Só deixa um lamento:

"Tínhamos um pombal na Cercibeja, mas a gripe das aves matou esta experiência e deixámos de poder ter lá os nossos pombos"
Mas, enquanto esperam pelo regresso à instituição, estão a trabalhar na criação de um pombal para uma experiência com cidadãos portadores de deficiência.

A poesia andou ontem pelos ares do Baixo Alentejo. A Biblioteca Municipal de Beja recorreu a pombos-correio para comemorar o Dia Mundial da Poesia, de forma a captar mais facilmente a sensibilidade das crianças para as palavras encadeadas e impregnadas de emoção. Dezenas de pombos transportaram ontem pelo céu muitos poemas escritos de improviso por cerca de 80 crianças da cidade de Beja e das freguesias rurais de Salvada e Santa Vitória.

Foi a partir das 10 horas, num dia com um cheirinho a Primavera, mas com o Sol meio escondido no céu nublado com poucas abertas, que os columbófilos do concelho de Beja se associaram entusiasmados à ideia lançada por Miguel Horta, "poeta, pintor e mau pescador de achigãs", como fez questão de se apresentar. O organizador da iniciativa assumiu-se como descendente de Al Mutamid, um dos poetas mais importantes do Al-Andalus (região que no período da ocupação muçulmana abrangia o Sudeste da Península Ibérica), nascido em Beja e que fazia uso dos pombos-correio para enviar mensagens às suas namoradas.
Junto ao Bairro das Pedreiras, onde residem cerca de 60 famílias, estão instalados numa pequena elevação de terreno, com vista para uma das mais extensas planícies alentejanas, uma dezena de pombais. Foi até lá que um autocarro do município transportou cerca de 40 crianças e adultos para assistirem à chegada dos pombos, primeiro da Salvada e de Santa Vitória.


 















Reforçar a identidade

Todas as pessoas que sabiam da iniciativa ficaram de nariz no ar à espera dos pombos. O entusiasmo, misturado com ansiedade, era tanto que algumas crianças já confundiam outras espécies, como melros, pintassilgos e pardais, com os esperados mensageiros, que acabaram por ir chegando como se se fizessem à pista de um porta-aviões. Os donos dos pombos sopravam um estridente apito, enquanto chocalhavam numa lata os grãos que os alimentam. Mal a ave entrava no pombal, seguia-se a correria das crianças, curiosas em receber as mensagens poéticas.

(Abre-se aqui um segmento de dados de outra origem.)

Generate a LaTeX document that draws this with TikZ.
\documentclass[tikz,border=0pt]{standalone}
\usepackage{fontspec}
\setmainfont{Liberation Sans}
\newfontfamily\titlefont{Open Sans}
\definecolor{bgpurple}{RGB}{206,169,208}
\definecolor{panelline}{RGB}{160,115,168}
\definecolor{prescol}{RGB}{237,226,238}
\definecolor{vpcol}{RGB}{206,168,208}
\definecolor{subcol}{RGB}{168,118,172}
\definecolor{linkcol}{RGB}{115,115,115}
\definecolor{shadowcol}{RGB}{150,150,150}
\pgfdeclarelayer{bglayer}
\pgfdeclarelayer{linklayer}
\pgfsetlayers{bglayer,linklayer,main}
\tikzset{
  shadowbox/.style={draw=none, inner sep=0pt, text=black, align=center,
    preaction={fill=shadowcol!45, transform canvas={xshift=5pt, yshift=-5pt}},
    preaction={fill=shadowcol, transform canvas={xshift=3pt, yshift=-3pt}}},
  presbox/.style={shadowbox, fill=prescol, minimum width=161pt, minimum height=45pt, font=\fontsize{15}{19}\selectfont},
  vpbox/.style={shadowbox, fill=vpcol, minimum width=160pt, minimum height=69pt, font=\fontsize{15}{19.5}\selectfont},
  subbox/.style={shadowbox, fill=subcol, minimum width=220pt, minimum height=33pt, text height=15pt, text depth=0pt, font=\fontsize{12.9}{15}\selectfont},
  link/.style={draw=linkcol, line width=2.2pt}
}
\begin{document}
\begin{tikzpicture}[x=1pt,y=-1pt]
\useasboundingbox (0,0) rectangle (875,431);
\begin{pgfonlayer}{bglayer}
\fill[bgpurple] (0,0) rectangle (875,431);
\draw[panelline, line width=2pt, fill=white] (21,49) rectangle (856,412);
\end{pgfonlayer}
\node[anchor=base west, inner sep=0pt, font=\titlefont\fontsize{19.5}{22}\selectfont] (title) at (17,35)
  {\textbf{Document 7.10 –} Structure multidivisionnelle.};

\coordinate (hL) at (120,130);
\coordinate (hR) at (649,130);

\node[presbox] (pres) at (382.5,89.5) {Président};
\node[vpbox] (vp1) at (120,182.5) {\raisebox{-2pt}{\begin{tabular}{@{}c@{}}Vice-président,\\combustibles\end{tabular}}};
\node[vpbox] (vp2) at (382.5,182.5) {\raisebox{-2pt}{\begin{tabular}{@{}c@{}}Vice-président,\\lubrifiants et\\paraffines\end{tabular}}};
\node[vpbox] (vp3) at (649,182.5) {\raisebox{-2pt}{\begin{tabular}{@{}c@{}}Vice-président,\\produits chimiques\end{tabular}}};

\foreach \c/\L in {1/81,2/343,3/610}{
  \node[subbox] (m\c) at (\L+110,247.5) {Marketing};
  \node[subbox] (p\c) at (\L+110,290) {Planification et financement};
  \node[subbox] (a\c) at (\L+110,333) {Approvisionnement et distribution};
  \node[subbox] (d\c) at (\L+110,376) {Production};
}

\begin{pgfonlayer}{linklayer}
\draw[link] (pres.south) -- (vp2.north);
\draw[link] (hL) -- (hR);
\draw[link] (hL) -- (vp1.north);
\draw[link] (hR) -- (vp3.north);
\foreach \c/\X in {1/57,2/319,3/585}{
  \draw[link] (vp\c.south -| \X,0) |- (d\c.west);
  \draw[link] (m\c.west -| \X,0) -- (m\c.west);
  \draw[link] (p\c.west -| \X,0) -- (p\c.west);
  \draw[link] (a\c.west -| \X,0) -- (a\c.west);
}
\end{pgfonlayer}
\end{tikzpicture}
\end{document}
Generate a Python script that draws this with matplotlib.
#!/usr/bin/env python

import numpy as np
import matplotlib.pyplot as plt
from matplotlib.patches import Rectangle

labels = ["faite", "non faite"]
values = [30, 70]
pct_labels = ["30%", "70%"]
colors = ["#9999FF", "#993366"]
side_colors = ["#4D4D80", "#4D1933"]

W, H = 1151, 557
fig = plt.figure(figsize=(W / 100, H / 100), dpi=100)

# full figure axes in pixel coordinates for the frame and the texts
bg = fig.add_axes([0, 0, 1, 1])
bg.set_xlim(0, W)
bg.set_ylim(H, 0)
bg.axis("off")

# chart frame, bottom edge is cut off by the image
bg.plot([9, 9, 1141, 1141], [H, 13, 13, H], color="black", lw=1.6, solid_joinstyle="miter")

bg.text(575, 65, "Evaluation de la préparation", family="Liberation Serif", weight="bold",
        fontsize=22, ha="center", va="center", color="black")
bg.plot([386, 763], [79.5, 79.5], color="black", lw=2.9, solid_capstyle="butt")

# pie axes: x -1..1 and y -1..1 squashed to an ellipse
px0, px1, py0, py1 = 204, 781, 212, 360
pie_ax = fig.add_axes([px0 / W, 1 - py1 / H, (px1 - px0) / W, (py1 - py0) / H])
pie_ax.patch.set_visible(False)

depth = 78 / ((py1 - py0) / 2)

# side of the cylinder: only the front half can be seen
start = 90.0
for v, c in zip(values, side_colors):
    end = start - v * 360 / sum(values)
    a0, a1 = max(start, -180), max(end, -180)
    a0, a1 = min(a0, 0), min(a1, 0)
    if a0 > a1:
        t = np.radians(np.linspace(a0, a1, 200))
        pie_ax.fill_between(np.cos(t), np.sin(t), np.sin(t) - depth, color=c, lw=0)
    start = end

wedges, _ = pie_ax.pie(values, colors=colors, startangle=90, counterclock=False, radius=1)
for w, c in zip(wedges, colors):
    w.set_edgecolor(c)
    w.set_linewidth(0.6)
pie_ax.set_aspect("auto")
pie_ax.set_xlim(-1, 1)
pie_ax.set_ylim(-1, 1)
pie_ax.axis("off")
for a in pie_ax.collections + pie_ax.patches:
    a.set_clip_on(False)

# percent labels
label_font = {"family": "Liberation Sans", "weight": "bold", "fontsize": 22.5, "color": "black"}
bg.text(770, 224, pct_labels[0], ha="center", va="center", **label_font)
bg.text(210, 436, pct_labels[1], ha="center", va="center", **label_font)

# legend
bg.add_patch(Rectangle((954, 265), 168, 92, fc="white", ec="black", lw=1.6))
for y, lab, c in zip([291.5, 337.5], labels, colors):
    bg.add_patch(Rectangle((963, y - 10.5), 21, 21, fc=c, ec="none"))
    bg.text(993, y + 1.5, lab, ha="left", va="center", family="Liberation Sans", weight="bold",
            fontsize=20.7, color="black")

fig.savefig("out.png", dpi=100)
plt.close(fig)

Lá estavam nas patas dos pombos, atadas em pequenos rolos de papel, as palavras que todos disputavam para uma primeira leitura.

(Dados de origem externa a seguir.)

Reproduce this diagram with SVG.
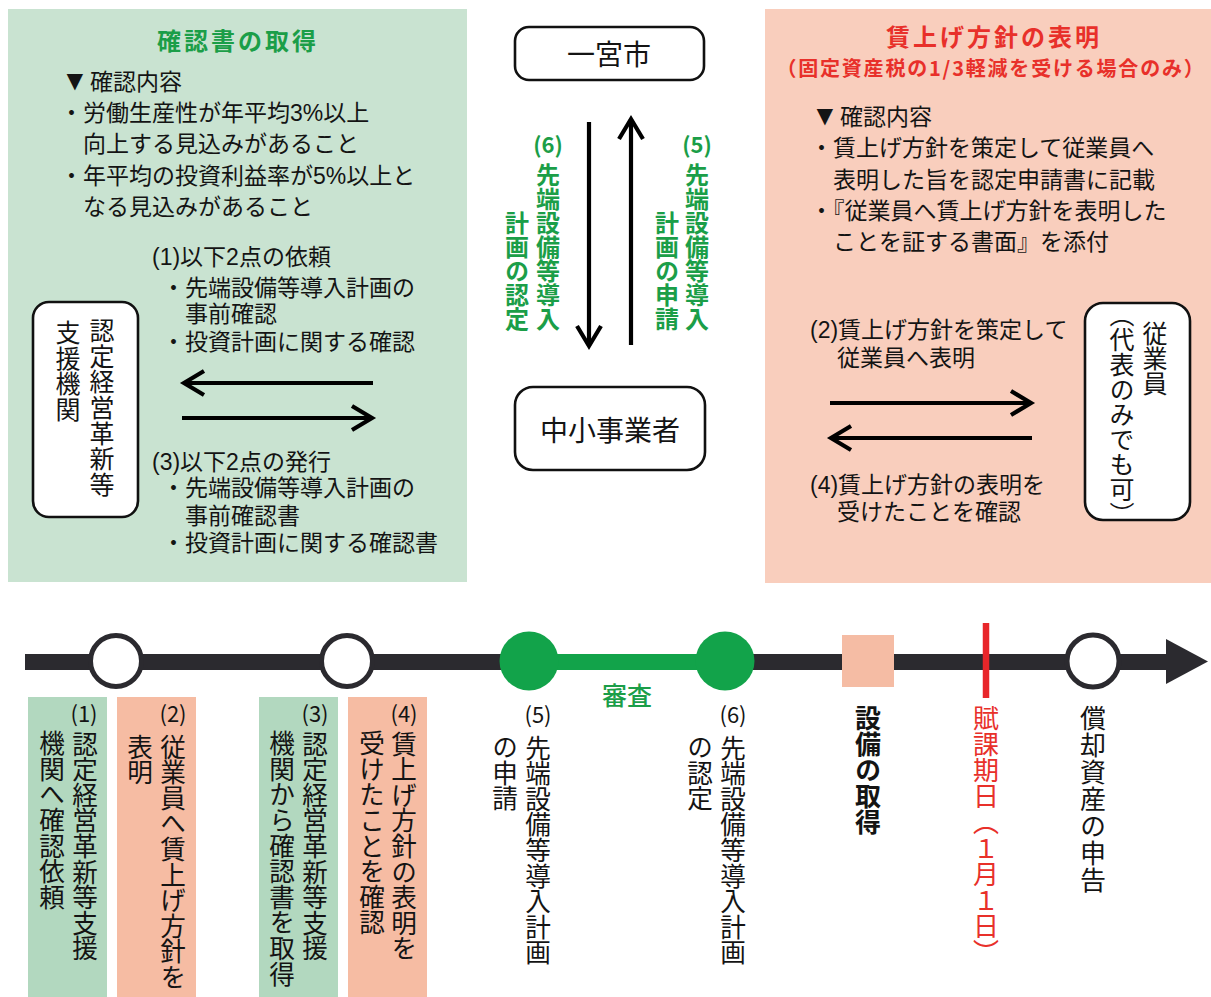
<svg xmlns="http://www.w3.org/2000/svg" width="1211" height="997" viewBox="0 0 1211 997">
<defs>
<style>
.t{font-family:"Noto Sans CJK JP","Noto Sans",sans-serif;font-size:23px;fill:#141414}
.h{font-family:"Liberation Sans","Noto Sans CJK JP",sans-serif}
.v{writing-mode:vertical-rl}
.g{fill:#1b9e48;font-weight:700}
.r{fill:#e8302a}
.b{font-weight:700}
.tri{font-size:28px}
.node{fill:#fff;stroke:#111;stroke-width:2.6}
.arr{stroke:#000;stroke-width:4.2;fill:none;marker-end:url(#chev)}
.lab{font-size:25.6px}
.num{font-size:22px;text-anchor:middle}
</style>
<marker id="chev" markerUnits="userSpaceOnUse" viewBox="0 0 24 30" refX="20" refY="15" markerWidth="24" markerHeight="30" orient="auto" overflow="visible">
<path d="M0,3 L20,15 L0,27" fill="none" stroke="#000" stroke-width="4.2"/>
</marker>
</defs>
<rect width="1211" height="997" fill="#fff"/>

<g id="panel-kakuninsho">
<rect x="8" y="9" width="459" height="573" fill="#c9e3d1"/>
<text class="t g" x="238" y="50" text-anchor="middle" style="font-size:24px;letter-spacing:3px">確認書の取得</text>
<text class="t h" x="61" y="90"><tspan class="tri">▼</tspan><tspan x="90">確認内容</tspan></text>
<text class="t h" x="60" y="121">・労働生産性が年平均3%以上</text>
<text class="t h" x="83" y="152">向上する見込みがあること</text>
<text class="t h" x="60" y="184">・年平均の投資利益率が5%以上と</text>
<text class="t h" x="83" y="215">なる見込みがあること</text>
<text class="t h" x="152" y="265">(1)以下2点の依頼</text>
<text class="t h" x="162" y="296">・先端設備等導入計画の</text>
<text class="t h" x="185" y="322">事前確認</text>
<text class="t h" x="162" y="350">・投資計画に関する確認</text>
<text class="t h" x="152" y="470">(3)以下2点の発行</text>
<text class="t h" x="162" y="496">・先端設備等導入計画の</text>
<text class="t h" x="185" y="524">事前確認書</text>
<text class="t h" x="162" y="551">・投資計画に関する確認書</text>
</g>

<g id="panel-chinage">
<rect x="765" y="9" width="446" height="574" fill="#f9cebd"/>
<text class="t r b" x="994" y="46" text-anchor="middle" style="font-size:24px;letter-spacing:3px">賃上げ方針の表明</text>
<text class="t r b" x="991" y="76" text-anchor="middle" style="font-size:20px;letter-spacing:1.8px">（固定資産税の1/3軽減を受ける場合のみ）</text>
<text class="t h" x="811" y="125"><tspan class="tri">▼</tspan><tspan x="840">確認内容</tspan></text>
<text class="t h" x="810" y="156">・賃上げ方針を策定して従業員へ</text>
<text class="t h" x="833" y="188">表明した旨を認定申請書に記載</text>
<text class="t h" x="810" y="219">・『従業員へ賃上げ方針を表明した</text>
<text class="t h" x="833" y="250">ことを証する書面』を添付</text>
<text class="t h" x="810" y="338">(2)賃上げ方針を策定して</text>
<text class="t h" x="837" y="366">従業員へ表明</text>
<text class="t h" x="810" y="493">(4)賃上げ方針の表明を</text>
<text class="t h" x="837" y="520">受けたことを確認</text>
</g>

<g id="node-ichinomiya">
<rect class="node" x="515" y="27" width="189" height="53" rx="14"/>
<text class="t" x="609" y="65" text-anchor="middle" style="font-size:28px">一宮市</text>
</g>

<g id="node-chusho">
<rect class="node" x="515" y="387" width="190" height="83" rx="18"/>
<text class="t" x="610" y="441" text-anchor="middle" style="font-size:28px">中小事業者</text>
</g>

<g id="node-shienkikan">
<rect class="node" x="33" y="302" width="105" height="215" rx="16"/>
<text class="t v" style="font-size:25px;letter-spacing:0.7px"><tspan x="102" y="318">認定経営革新等</tspan><tspan x="68" y="320">支援機関</tspan></text>
</g>

<g id="node-jugyoin">
<rect class="node" x="1085" y="303" width="105" height="217" rx="18"/>
<text class="t v" style="font-size:25px"><tspan x="1155" y="321">従業員</tspan><tspan x="1122" y="302">（代表のみでも可）</tspan></text>
</g>

<g id="labels-center">
<text class="t g num" x="548" y="153">(6)</text>
<text class="t g v" style="font-size:24px"><tspan x="548" y="163">先端設備等導入</tspan><tspan x="517" y="211">計画の認定</tspan></text>
<text class="t g num" x="697" y="153">(5)</text>
<text class="t g v" style="font-size:24px"><tspan x="697" y="163">先端設備等導入</tspan><tspan x="667" y="211">計画の申請</tspan></text>
</g>

<g id="connectors">
<line class="arr" x1="373" y1="383" x2="184" y2="383"/>
<line class="arr" x1="182" y1="418" x2="372" y2="418"/>
<line class="arr" x1="589" y1="122" x2="589" y2="346"/>
<line class="arr" x1="631" y1="345" x2="631" y2="119"/>
<line class="arr" x1="830" y1="403" x2="1031" y2="403"/>
<line class="arr" x1="1032" y1="438" x2="831" y2="438"/>
</g>

<g id="timeline">
<rect x="25" y="654" width="1145" height="16" fill="#2b2a2f"/>
<polygon points="1166,639 1208,661.5 1166,684" fill="#2b2a2f"/>
<rect x="529" y="654" width="196" height="16" fill="#12a34a"/>
<circle cx="116" cy="661" r="25.5" fill="#fff" stroke="#2b2a2f" stroke-width="5"/>
<circle cx="347" cy="661" r="25.5" fill="#fff" stroke="#2b2a2f" stroke-width="5"/>
<circle cx="529" cy="661" r="29.5" fill="#12a34a"/>
<circle cx="725" cy="661" r="29.5" fill="#12a34a"/>
<rect x="842" y="635" width="52" height="52" fill="#f5bca4"/>
<line x1="986" y1="623" x2="986" y2="698" stroke="#e8262a" stroke-width="6.5"/>
<circle cx="1093" cy="661" r="26" fill="#fff" stroke="#2b2a2f" stroke-width="5"/>
<text class="t g" x="627" y="705" text-anchor="middle" style="font-size:25px;font-weight:500">審査</text>
</g>

<g id="step-1">
<rect x="28" y="697" width="79" height="300" fill="#b2d8bf"/>
<text class="t num" x="84" y="722">(1)</text>
<text class="t v lab"><tspan x="85" y="731">認定経営革新等支援</tspan><tspan x="52" y="731">機関へ確認依頼</tspan></text>
</g>
<g id="step-2">
<rect x="117" y="697" width="79" height="300" fill="#f6bca3"/>
<text class="t num" x="173" y="722">(2)</text>
<text class="t v lab"><tspan x="173" y="734">従業員へ賃上げ方針を</tspan><tspan x="140" y="734">表明</tspan></text>
</g>
<g id="step-3">
<rect x="259" y="697" width="79" height="300" fill="#b2d8bf"/>
<text class="t num" x="315" y="722">(3)</text>
<text class="t v lab"><tspan x="315" y="731">認定経営革新等支援</tspan><tspan x="282" y="731">機関から確認書を取得</tspan></text>
</g>
<g id="step-4">
<rect x="348" y="697" width="79" height="300" fill="#f6bca3"/>
<text class="t num" x="404" y="722">(4)</text>
<text class="t v lab"><tspan x="404" y="731">賃上げ方針の表明を</tspan><tspan x="372" y="731">受けたことを確認</tspan></text>
</g>
<g id="step-5">
<text class="t num" x="538" y="723">(5)</text>
<text class="t v lab"><tspan x="538" y="735">先端設備等導入計画</tspan><tspan x="505" y="735">の申請</tspan></text>
</g>
<g id="step-6">
<text class="t num" x="733" y="723">(6)</text>
<text class="t v lab"><tspan x="733" y="735">先端設備等導入計画</tspan><tspan x="700" y="735">の認定</tspan></text>
</g>
<g id="step-setsubi">
<text class="t v b" x="868" y="705" style="font-size:26px">設備の取得</text>
</g>
<g id="step-fukakijitsu">
<text class="t v r" x="986" y="705" style="font-size:26px">賦課期日（１月１日）</text>
</g>
<g id="step-shinkoku">
<text class="t v" x="1093" y="705" style="font-size:26px;letter-spacing:1px">償却資産の申告</text>
</g>
</svg>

O pequeno Moisés, que mora na Salvada e que revela grandes problemas de integração, não sabe ler nem escrever, mas a vontade puxou-lhe para as coisas do espírito e pediu a alguém para lhe desenhar as letras do poema que ia copiando: "As nuvens correm como tubarões sobre o mar". 
Alguns que o ouviam a soletrar as poéticas palavras não continham a emoção e tentavam disfarçar, com um gesto, a ténue humidade espelhada nos olhos. "Que letra tão bonita para quem não sabe escrever", disse uma jovem.

Cristina Taquelim, dinamizadora de actividades culturais para crianças, na Biblioteca de Beja, juntava os pequenos papéis com as mensagens que iam chegando, amarrotados, dobrados, escritos a lápis e a esferográfica com letras, nuns casos legível, noutros a lembrar a arte rupestre de Foz Côa, e ainda alguns exemplos de mais exigente decifração.

"O meu coração baila vermelho e alegre", leu Cristina Taquelim. A men- sagem veio no "correio aéreo" de San- ta Vitória, juntamente com outra, que deixou muitos sem palavras: "O golfinho encontrou uma menina golfinho e amou ela". Ou a de Luís Filipe, para quem "A magia pinta os sonhos do rei".

Para a técnica municipal, os pombos são uma referência cultural das populações das aldeias, logo mensageiros ideais "para reforçar a sua identidade" e para lançar o projecto Leitura em espaço rural. Já Miguel Horta pretendeu com a sua ideia colocar os "pombos a trabalhar para a cultura e, ao mesmo tempo, levar a columbofilia às crianças".